Hard-core team collectors, of which I am one, know all about duplicates. It is a necessary side-effect of collecting your team.
The question is: what do you do with those duplicates?
For me, most of the duplicate Dodgers go in the Big Box of Dupes. If I can't dedicate the cards to some other completion quest, a set, the night card binder, whatever, they're stashed in the BB of D. The dupes box comes in handy when I'm trading with a fellow Dodger fan. But otherwise, they sit and wait for me to come up with some genius plan, like making a table out of them.
Other duplicates, as mentioned above, will go toward a set I am half-heartedly collecting, such as 2016 Heritage.

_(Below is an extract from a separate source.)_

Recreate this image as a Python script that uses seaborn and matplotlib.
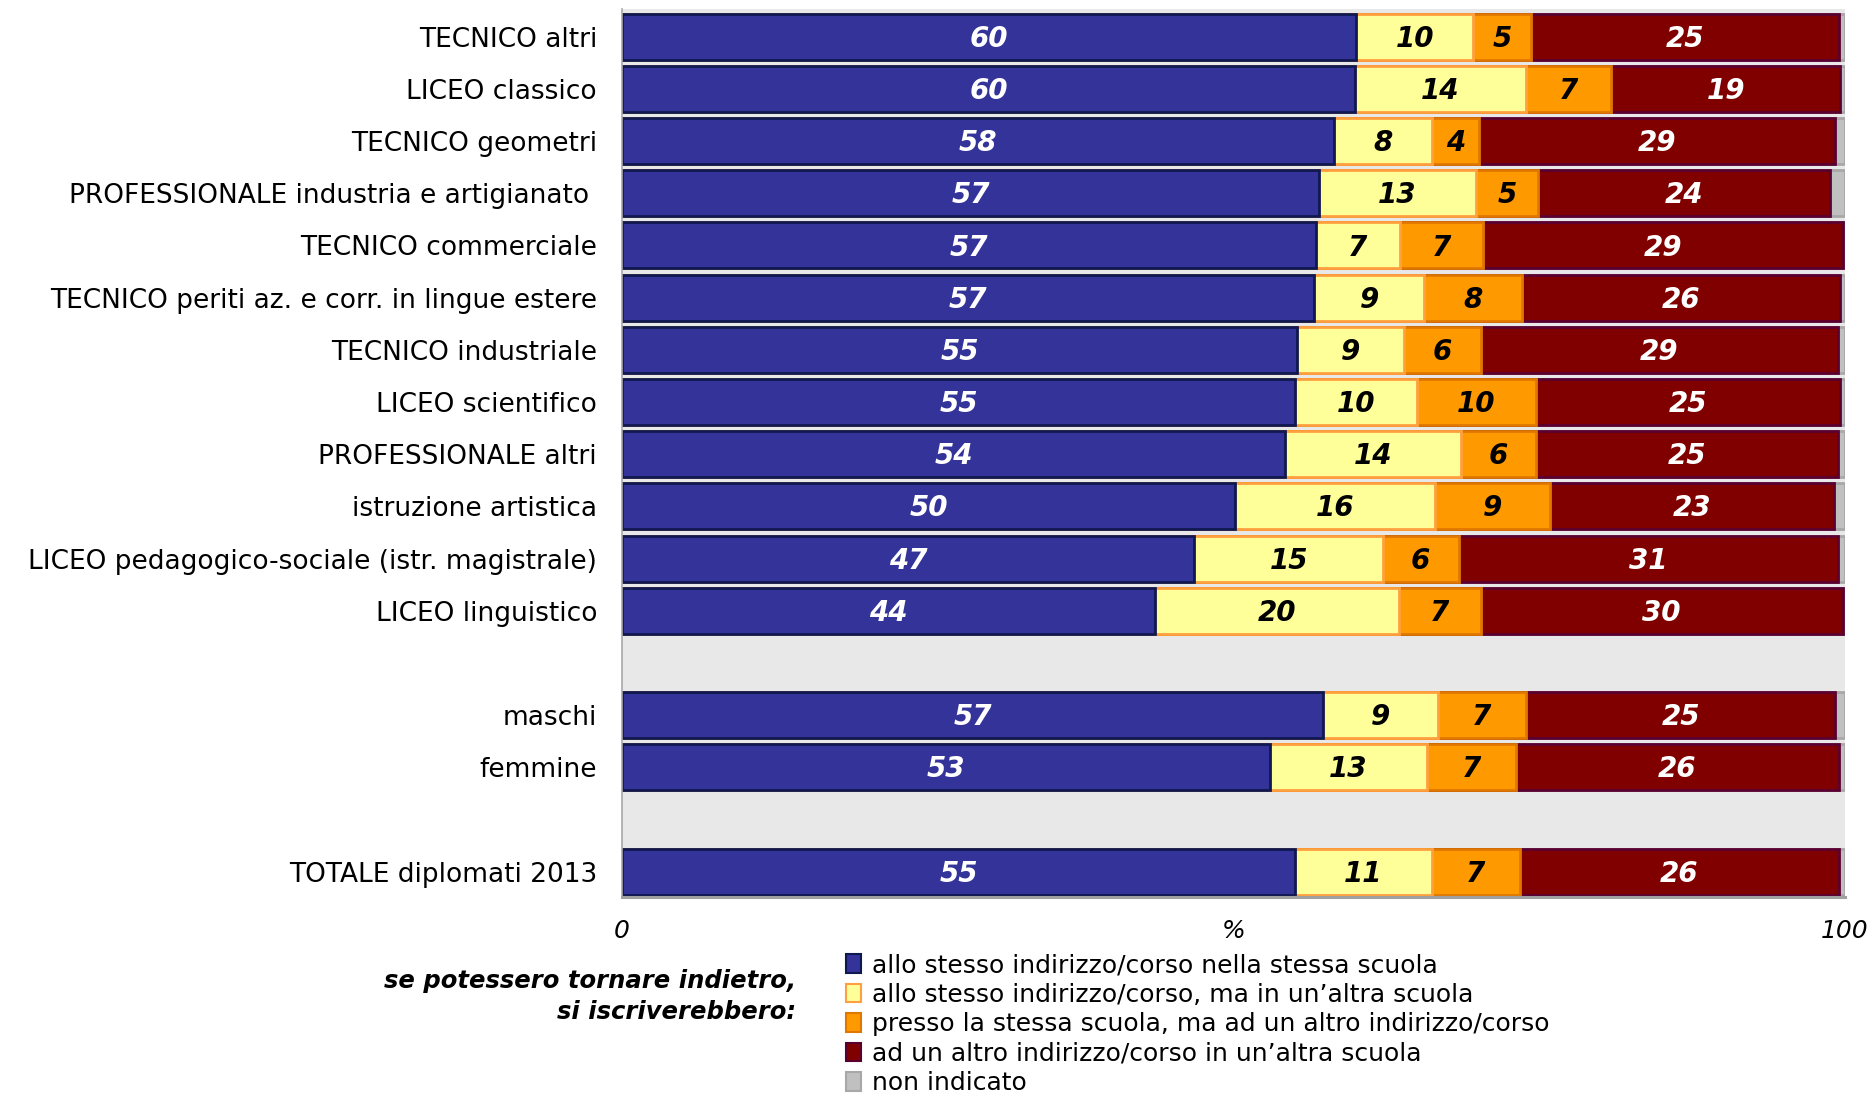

And then there are the doubles that make it across the duplicate dividing line.
Maybe you have such a line yourselves. For me, that line is 1977.
Any Dodger duplicate from 1977 or earlier still gets featured in my Dodgers binders. Those duplicates are just too rare or fun to be stashed in a box, and it actually gives me a thrill to page through a team binder and see doubles of some card from 1960.
That's good stuff.
I chose 1977 as the line of demarcation because in the process of obtaining cards over the years, duplicates seemed to ramp up around 1978 (perhaps it is no coincidence as that's the first year I heard of "double-printing" certain cards in the set). There really isn't any noticeable difference between a card from 1977 and 1978 in any other way, other than '78s being more plentiful. And after that, it's a free-for-all. Virtually any Dodger card from the '80s, man -- you want it? I've got it. Several times.
So, for example, I received a package from Commishbob of The Five Tool Collector recently. These cards he sent me are dupes:
Pretty fancy of me to have dupes of 1950s cards, huh? Yeah, I've been doing this for awhile.
However, 1955 Bowman and 1958 Topps are far above the duplicate dividing line, so they will both appear in the Dodger binders. Each card is also an upgrade, and that is the ideal situation for a duplicate. I think that's a duplicate's true calling: Being an upgrade.
So I'm very happy to add those duplicates to my collection.
Bob also sent some other cards that most certainly are not dupes.
A couple of 2016 Archives Dodger needs. I wish just once Topps would use a photo of Sutton that isn't from the 1960s/early '70s. I don't know this Sutton. I want Sutton with his '70s perm!
Three 1956 Topps off the want list. I sense that you will see 1 or 2 of these very soon on the 1956 of the Month series because I have stories to tell already about two of them.
Finally, a couple of 1964 Topps coins! These will go nicely with the Willie Davis one I own already. (Willie somehow managed to escape the rust problem that most of these have, perhaps because Willie was always the star).
I'm tempted to throw these coins in my pocket with the rest of my change and listen to them clinking around.
I guess that's something else you can do with your duplicates: throw them in your front pocket. In fact, I recommend that collectors always have a card in their pocket that they can produce in an emergency. It's a little more devil-may-care than "wallet card," too.
I'm going to use this card from the same package as my "pocket card." There are even uses for Panini Donruss duplicates.